Wayne Hancock - Swing Time cover album

Se due icone del country come Joe Ely e Hank Williams III hanno detto che “Wayne Hancock is the real deal”, vorrà ben dire qualcosa e comunque è da tempo che Wayne ha sulle spalle l’onere di rappresentare l’uomo della rinascita del Honky tonk.
Da quando, nel 1994, ha esordito nel Various Artists – Songs From Chippy, su Hollywood Records, il suo nome e stato accostato spesso ad Hank Williams, Ernst Tubb o Bob Wills, a tutti quelli che hanno scritto pagine storiche del hillybilly style, dando l’impressione di essere il musicista giusto per riempire un vuoto addirittura generazionale.
Nei 3 CD successivi a quell’esordio in sordina, Wayne Hancock ha dimostrato di meritare tanta fiducia, costruendosi una carriera fatta di sincerità cristallina, ma anche di un gustoso ed innovativo cocktail, per quanto sia possibile per questo tipo di musica, fatto di western swing, texas rockabilly, country, ma anche di blues e di jazz utilizzato in modo intelligente per fare uscire il suo stile dall’ambiente paesano e festaiolo tipico di questo genere, garantendogli una maturazione prima sconosciuta.

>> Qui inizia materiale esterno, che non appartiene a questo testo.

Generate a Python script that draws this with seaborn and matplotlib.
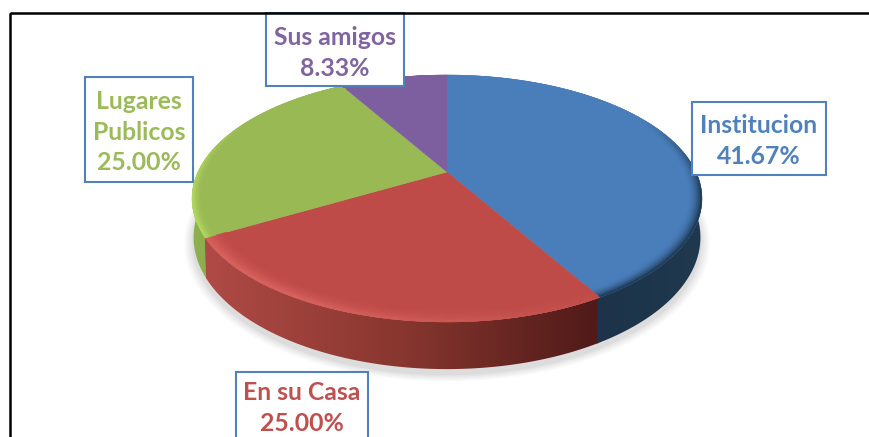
import numpy as np
import matplotlib
matplotlib.use('Agg')
import matplotlib.pyplot as plt
from matplotlib.collections import PolyCollection
from matplotlib.patches import Rectangle, Polygon
import seaborn as sns

labels = ['Institucion', 'En su Casa', 'Lugares\nPublicos', 'Sus amigos']
values = [41.67, 25.00, 25.00, 8.33]

top_colors = ['#4A7EBB', '#BE4B48', '#98B954', '#7D5F9F']
text_colors = ['#4F81BD', '#C0504D', '#9BBB59', '#8064A2']
side_colors = [['#1C3349', '#20394F'], ['#B04A46', '#88362F', '#4E1A18'],
               ['#8FB050', '#8AAB4C'], ['#6A4F88', '#6A4F88']]
rim_colors = ['#1F3B57', '#D8625E', '#B4D962', '#7D5F9F']
rim_widths = [0.05, 0.08, 0.04, 0.02]
boxes = [(692, 102, 134, 73), (236, 372, 132, 80), (85, 77, 108, 105), (266, 13, 138, 73)]
label_y = [141, 408, 132, 53]

sns.set_theme(style='white')
plt.rcParams['font.family'] = ['Lato', 'DejaVu Sans']

CX, CY, K, A, B, DEPTH, TAPER = 447, 172, 0.2146, 249, 117.8, 37, 0.994


def project(r, theta, depth=0.0):
    # theta clockwise from the top of the pie, degrees
    u = r * np.sin(np.radians(theta))
    v = r * np.cos(np.radians(theta))
    w = 1 + K * v
    x = A * u / w
    if depth:
        x = x * TAPER
    return CX + x, CY - B * v / w + depth / w


def hex_mix(c1, c2, t):
    a = np.array(matplotlib.colors.to_rgb(c1))
    b = np.array(matplotlib.colors.to_rgb(c2))
    return tuple(a + (b - a) * t)


fig, ax = plt.subplots(figsize=(8.7, 4.37), dpi=100)
fig.subplots_adjust(0, 0, 1, 1)
ax.axis('off')

stops = np.cumsum([0] + values) / sum(values) * 360

# soft shadow below the pie
ring = np.linspace(0, 360, 181)
for grow, alpha in zip([1.035, 1.028, 1.02, 1.012, 1.005], [0.04, 0.05, 0.06, 0.07, 0.08]):
    x, y = project(grow, ring, DEPTH + 4)
    ax.fill(x, y, color='#808080', alpha=alpha, lw=0, zorder=1)

# side wall, horizontal gradient clipped to the band under each slice
for i in [2, 1, 0]:
    a = np.arange(stops[i], min(stops[i + 1], 285) + 0.5, 0.5)
    a = a[(a >= 80)]
    x0, y0 = project(1, a)
    x1, y1 = project(1, a, DEPTH)
    band = Polygon(np.c_[np.r_[x0, x1[::-1]], np.r_[y0, y1[::-1]]], closed=True, transform=ax.transData)
    grad = np.array(sns.blend_palette(side_colors[i], 256))[None, :, :3]
    lo, hi = min(x0.min(), x1.min()), max(x0.max(), x1.max())
    im = ax.imshow(grad, extent=(lo, hi, 400, 150), aspect='auto', zorder=2, interpolation='bilinear')
    im.set_clip_path(band)

# top surface, cut from the values
for i, val in enumerate(values):
    a = np.linspace(stops[i], stops[i + 1], 200)
    x, y = project(1, a)
    ax.fill(np.r_[CX, x], np.r_[CY, y], color=top_colors[i], lw=0.3, zorder=3)

    # bevel along the outer edge
    radii = np.linspace(1 - rim_widths[i], 1, 9)
    quads, cols = [], []
    for k in range(len(radii) - 1):
        xa, ya = project(radii[k], a)
        xb, yb = project(radii[k + 1], a)
        t = ((k + 1) / (len(radii) - 1)) ** 2
        for j in range(len(a) - 1):
            s = 1.0
            if i == 1:
                s = np.clip((a[j] - 140) / 70, 0, 1)
            if i == 2:
                s = np.clip((300 - a[j]) / 40, 0, 1)
            if i == 0:
                s = np.clip((a[j] - 60) / 40, 0, 1)
            quads.append([(xa[j], ya[j]), (xa[j + 1], ya[j + 1]), (xb[j + 1], yb[j + 1]), (xb[j], yb[j])])
            cols.append(hex_mix(top_colors[i], rim_colors[i], t * s))
    ax.add_collection(PolyCollection(quads, facecolors=cols, edgecolors=cols, lw=0.3, zorder=4))

# data labels
for i, val in enumerate(values):
    bx, by, bw, bh = boxes[i]
    ax.add_patch(Rectangle((bx, by), bw, bh, fc='white', ec='#4F81BD', lw=1.5, zorder=5))
    ax.text(bx + bw / 2, label_y[i], f'{labels[i]}\n{val:.2f}%', color=text_colors[i], fontsize=17.8,
            fontweight='bold', ha='center', va='center', linespacing=1.42, zorder=6)

# outer frame of the picture, runs off the right and bottom
ax.add_patch(Rectangle((10, 13), 900, 500, fc='none', ec='black', lw=1.8, zorder=7))

ax.set_xlim(0, 870)
ax.set_ylim(437, 0)
fig.savefig('out.png', dpi=100)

Per completare la discografia di Wayne Hancock , oltre ai 5 CD ufficiali, bisogna aggiungere l’EP South Austin Session, reperibile solo nel suo sito ufficiale e, naturalmente ai suoi concerti: meglio acquistarlo on line, costa meno. Musica senza compromessi, senza cedimenti a proposte discografiche che avrebbero potuto offrire il raggiungimento di altri traguardi economici, scandita dalla sua voce inconfondibile, nasale, a volte aspra ed a volte nobilitata dagli acuti tipici dello jodler, ma sempre ricca di espressività e di brio.
Musica che coinvolge e diverte, essenzialmente live, che ha cioè la sua ragione d’essere nei concerti, dove anche chi non e appassionato si ritrova a ballare ed a battere i piedi al ritmo india­volato, ma gentile, dello swing.

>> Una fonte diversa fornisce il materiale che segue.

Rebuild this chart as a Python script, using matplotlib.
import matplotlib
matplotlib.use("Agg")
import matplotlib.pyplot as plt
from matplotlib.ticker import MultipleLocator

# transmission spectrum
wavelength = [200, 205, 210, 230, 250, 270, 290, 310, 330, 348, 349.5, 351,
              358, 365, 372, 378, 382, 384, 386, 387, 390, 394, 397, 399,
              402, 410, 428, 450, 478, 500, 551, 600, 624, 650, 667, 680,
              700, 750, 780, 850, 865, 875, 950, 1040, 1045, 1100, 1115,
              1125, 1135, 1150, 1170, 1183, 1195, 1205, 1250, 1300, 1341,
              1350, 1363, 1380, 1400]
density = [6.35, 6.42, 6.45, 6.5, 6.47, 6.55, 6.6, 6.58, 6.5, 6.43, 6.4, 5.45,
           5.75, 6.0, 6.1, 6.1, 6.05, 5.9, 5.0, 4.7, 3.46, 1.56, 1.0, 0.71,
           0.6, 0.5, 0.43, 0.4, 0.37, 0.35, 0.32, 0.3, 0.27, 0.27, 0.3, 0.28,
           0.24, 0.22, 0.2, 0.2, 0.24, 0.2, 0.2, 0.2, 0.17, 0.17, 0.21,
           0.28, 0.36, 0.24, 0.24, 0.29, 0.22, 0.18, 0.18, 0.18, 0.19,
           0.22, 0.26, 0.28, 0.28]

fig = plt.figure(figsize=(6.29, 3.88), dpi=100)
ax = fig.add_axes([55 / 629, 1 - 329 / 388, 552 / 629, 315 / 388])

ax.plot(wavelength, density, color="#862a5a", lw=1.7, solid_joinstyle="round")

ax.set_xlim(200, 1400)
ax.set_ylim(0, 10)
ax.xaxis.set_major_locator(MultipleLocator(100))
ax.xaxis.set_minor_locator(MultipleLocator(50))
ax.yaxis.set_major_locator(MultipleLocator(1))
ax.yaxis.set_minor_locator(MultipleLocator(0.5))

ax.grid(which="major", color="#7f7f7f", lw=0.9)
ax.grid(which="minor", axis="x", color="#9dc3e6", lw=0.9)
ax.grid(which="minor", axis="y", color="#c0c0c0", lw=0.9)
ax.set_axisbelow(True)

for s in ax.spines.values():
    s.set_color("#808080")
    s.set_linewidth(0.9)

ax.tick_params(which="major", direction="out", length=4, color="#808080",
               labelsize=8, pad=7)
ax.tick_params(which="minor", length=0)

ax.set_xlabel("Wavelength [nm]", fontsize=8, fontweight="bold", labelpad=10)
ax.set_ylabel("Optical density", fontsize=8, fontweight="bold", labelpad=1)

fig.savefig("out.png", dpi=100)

Swing Time è stato registrato nell’arco di due serate, il 6 ed il 7 Marzo dello scorso anno, al miti­co The Continental Club, vero e proprio luogo di culto di Austin, nel quale si sono esibite tutte le star texane, quantomeno prima di diventarlo e la produzione del CD è altrettanto importante, affidata a quel Lloyd Maines, mentore dei piú interessanti musicisti texani degli ultimi 10 anni.

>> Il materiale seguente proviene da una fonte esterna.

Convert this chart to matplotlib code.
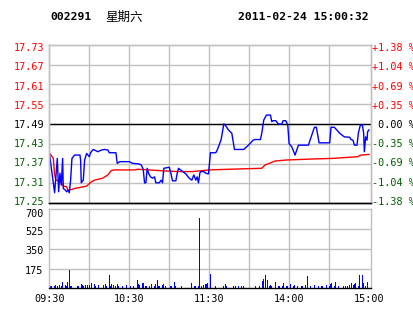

Il sound di Hancock è al tempo stesso rilassante ed altamente energetico e rappresenta al meglio quella voglia di divertimento tipica dei concerti notturni, nei quali il musicista lascia da parte ogni velleità professionale per dare libero sfogo al proprio talento naturale e passare il limite, come la schiuma della birra che esce inarrestabile dal bicchiere.
Il concerto riprende buona parte del repertorio degli ultimi due LP con le tipiche road songs di Wayne Hancock, quelle che ogni trucker ascolta alla radio durante i viaggi coas to coast, insieme ad una manciata di covers tra le quali spicca Lose Your Mind, che apre il CD al ritmo ciondolante tipico dello stile di Ernst Tubb.

Ma è negli 8 brani che portano la firma di Hancock che dobbiamo andare a coglierne l’essenza dello stile, in Thunderstorms & Neon Signs, uno dei suoi pezzi migliori di sempre, intrigante nella sua eleganza sopraffina, o nella veemenza di Johnny Law che è fin troppo facile immaginarla come una summa di Sweet Little Sixteen e di Johnny B.Goode con una brillante performance di Paul Skelton e Dave Biller alle soliste o Highway 54 scritta, suonata e cantata al ritmo della sedia a dondolo sulla quale John Wayne siede con il cappello calato sulla fronte: grande.
Prima di ritornare ad un CD delle major, scopriamo che dopo Flatland Boogie, 13ma ed ultima traccia della scaletta ufficiale, c’è una ‘ghost song’ per la quale gli elogi si devono sprecare: un’esecuzione da antologia per una versione di Summertime che la dice lunga sulla cultura del nostro, che ha pensato di accostare Gershwin ad Hank Williams con risultati da Grammy.
Tutta la band gira al massimo ed anche il gusto del leader per la big band, vive il suo momento d’oro con il trombone di Bob Stafford in grande spolvero, insieme ad una prestazione vocale sopra le righe di Rebecca Snow a duettare con un Wayne Hancock che, ad ogni disco che pubblica, aggiunge zucchero al miele.